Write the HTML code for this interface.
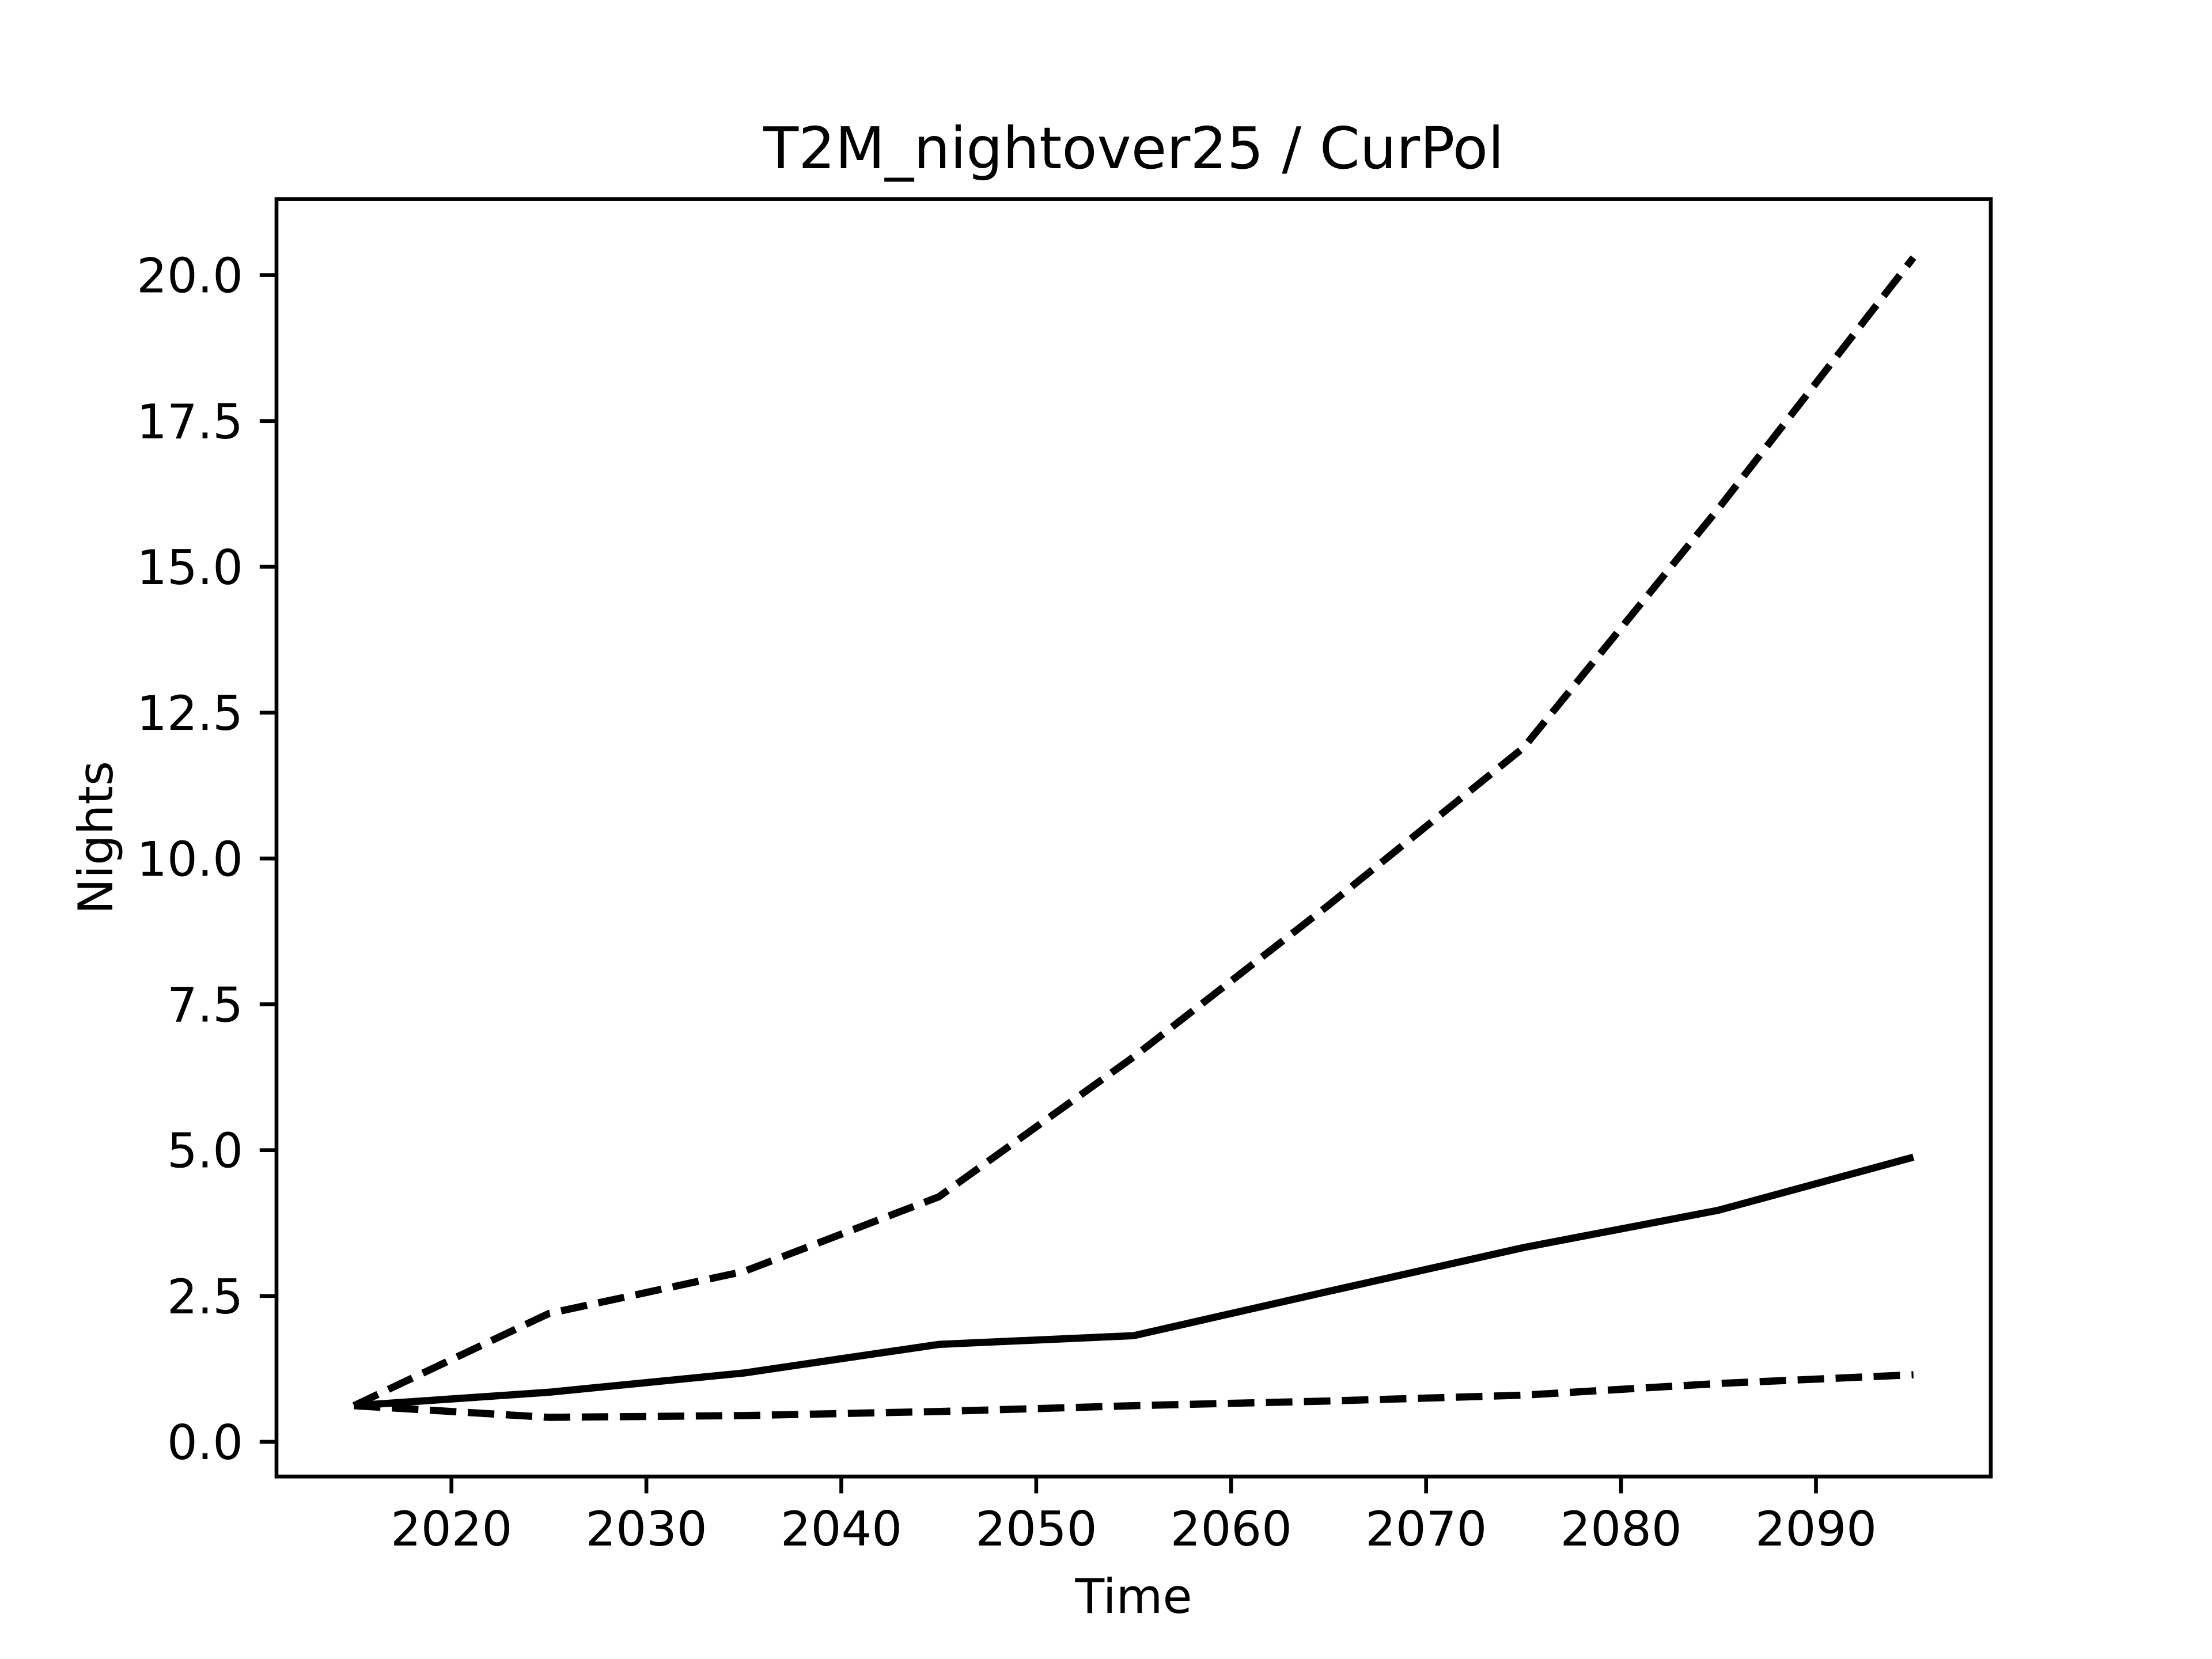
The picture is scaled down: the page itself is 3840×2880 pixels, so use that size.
<!DOCTYPE html>
<html><head><meta charset="utf-8"><style>
html,body{margin:0;padding:0;background:#fff;}
svg{display:block;font-family:"DejaVu Sans","Liberation Sans",sans-serif;}
</style></head><body>
<svg id="chart" width="3840" height="2880" viewBox="0 0 3840 2880" xmlns="http://www.w3.org/2000/svg">
<rect x="0" y="0" width="3840" height="2880" fill="#fff"/>
<text x="1968" y="292" font-size="100" text-anchor="middle">T2M_nightover25 / CurPol</text>
<g id="plot"></g>
<rect x="480" y="345.6" width="2976" height="2217.6" fill="none" stroke="#000" stroke-width="6.67"/>
<text x="1968" y="2800" font-size="83" text-anchor="middle">Time</text>
<text x="0" y="0" font-size="83" text-anchor="middle" transform="translate(195,1454) rotate(-90)">Nights</text>
</svg>
<script>
const years = [2015, 2025, 2035, 2045, 2055, 2065, 2075, 2085, 2095];
const meanSeries = [0.62, 0.85, 1.18, 1.67, 1.82, 2.58, 3.33, 3.97, 4.88];
const upperSeries = [0.62, 2.2, 2.92, 4.2, 6.6, 9.2, 11.9, 16.0, 20.3];
const lowerSeries = [0.62, 0.42, 0.45, 0.52, 0.62, 0.7, 0.8, 1.0, 1.15];
const xTicks = [2020, 2030, 2040, 2050, 2060, 2070, 2080, 2090];
const yTicks = [0, 2.5, 5, 7.5, 10, 12.5, 15, 17.5, 20];
const yTickLabels = ["0.0", "2.5", "5.0", "7.5", "10.0", "12.5", "15.0", "17.5", "20.0"];

const NS = "http://www.w3.org/2000/svg";
const svg = document.getElementById('chart');
const plot = document.getElementById('plot');
function xs(v){ return 783.7 + (v - 2020) * 33.84; }
function ys(v){ return 2503 - v * 101.27; }

function mk(tag, attrs, parent){
  const e = document.createElementNS(NS, tag);
  for (const k in attrs) e.setAttribute(k, attrs[k]);
  parent.appendChild(e);
  return e;
}

xTicks.forEach(function(t){
  const tk = mk('line', {x1: xs(t), x2: xs(t), y1: 2563.2, y2: 2592.4, stroke: '#000', 'stroke-width': 6.67}, svg);
  
  
  const lb = mk('text', {x: xs(t), y: 2683, 'font-size': 83, 'text-anchor': 'middle'}, svg);
  lb.textContent = String(t);
  
  
});
yTicks.forEach(function(t, i){
  const tk = mk('line', {x1: 450.8, x2: 480, y1: ys(t), y2: ys(t), stroke: '#000', 'stroke-width': 6.67}, svg);
  
  
  const lb = mk('text', {x: 422, y: ys(t) + 30, 'font-size': 83, 'text-anchor': 'end'}, svg);
  lb.textContent = yTickLabels[i];
  
  
});

function drawLine(vals, dashed){
  const pts = years.map(function(y, i){ return xs(y) + ',' + ys(vals[i]); }).join(' ');
  const attrs = {points: pts, fill: 'none', stroke: '#000', 'stroke-width': 12.5};
  if (dashed) attrs['stroke-dasharray'] = '46 20';
  return mk('polyline', attrs, plot);
}
const l1 = drawLine(upperSeries, true);


const l2 = drawLine(meanSeries, false);


const l3 = drawLine(lowerSeries, true);


</script>
</body></html>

Exercise directions ▸
Write out the full listing verbatim, excluding its pictures.

Result for this task ▸
Write the HTML code for this interface.
The picture is scaled down: the page itself is 3840×2880 pixels, so use that size.
<!DOCTYPE html>
<html><head><meta charset="utf-8"><style>
html,body{margin:0;padding:0;background:#fff;}
svg{display:block;font-family:"DejaVu Sans","Liberation Sans",sans-serif;}
</style></head><body>
<svg id="chart" width="3840" height="2880" viewBox="0 0 3840 2880" xmlns="http://www.w3.org/2000/svg">
<rect x="0" y="0" width="3840" height="2880" fill="#fff"/>
<text x="1968" y="292" font-size="100" text-anchor="middle">T2M_nightover25 / CurPol</text>
<g id="plot"></g>
<rect x="480" y="345.6" width="2976" height="2217.6" fill="none" stroke="#000" stroke-width="6.67"/>
<text x="1968" y="2800" font-size="83" text-anchor="middle">Time</text>
<text x="0" y="0" font-size="83" text-anchor="middle" transform="translate(195,1454) rotate(-90)">Nights</text>
</svg>
<script>
const years = [2015, 2025, 2035, 2045, 2055, 2065, 2075, 2085, 2095];
const meanSeries = [0.62, 0.85, 1.18, 1.67, 1.82, 2.58, 3.33, 3.97, 4.88];
const upperSeries = [0.62, 2.2, 2.92, 4.2, 6.6, 9.2, 11.9, 16.0, 20.3];
const lowerSeries = [0.62, 0.42, 0.45, 0.52, 0.62, 0.7, 0.8, 1.0, 1.15];
const xTicks = [2020, 2030, 2040, 2050, 2060, 2070, 2080, 2090];
const yTicks = [0, 2.5, 5, 7.5, 10, 12.5, 15, 17.5, 20];
const yTickLabels = ["0.0", "2.5", "5.0", "7.5", "10.0", "12.5", "15.0", "17.5", "20.0"];

const NS = "http://www.w3.org/2000/svg";
const svg = document.getElementById('chart');
const plot = document.getElementById('plot');
function xs(v){ return 783.7 + (v - 2020) * 33.84; }
function ys(v){ return 2503 - v * 101.27; }

function mk(tag, attrs, parent){
  const e = document.createElementNS(NS, tag);
  for (const k in attrs) e.setAttribute(k, attrs[k]);
  parent.appendChild(e);
  return e;
}

xTicks.forEach(function(t){
  const tk = mk('line', {x1: xs(t), x2: xs(t), y1: 2563.2, y2: 2592.4, stroke: '#000', 'stroke-width': 6.67}, svg);
  
  
  const lb = mk('text', {x: xs(t), y: 2683, 'font-size': 83, 'text-anchor': 'middle'}, svg);
  lb.textContent = String(t);
  
  
});
yTicks.forEach(function(t, i){
  const tk = mk('line', {x1: 450.8, x2: 480, y1: ys(t), y2: ys(t), stroke: '#000', 'stroke-width': 6.67}, svg);
  
  
  const lb = mk('text', {x: 422, y: ys(t) + 30, 'font-size': 83, 'text-anchor': 'end'}, svg);
  lb.textContent = yTickLabels[i];
  
  
});

function drawLine(vals, dashed){
  const pts = years.map(function(y, i){ return xs(y) + ',' + ys(vals[i]); }).join(' ');
  const attrs = {points: pts, fill: 'none', stroke: '#000', 'stroke-width': 12.5};
  if (dashed) attrs['stroke-dasharray'] = '46 20';
  return mk('polyline', attrs, plot);
}
const l1 = drawLine(upperSeries, true);


const l2 = drawLine(meanSeries, false);


const l3 = drawLine(lowerSeries, true);


</script>
</body></html>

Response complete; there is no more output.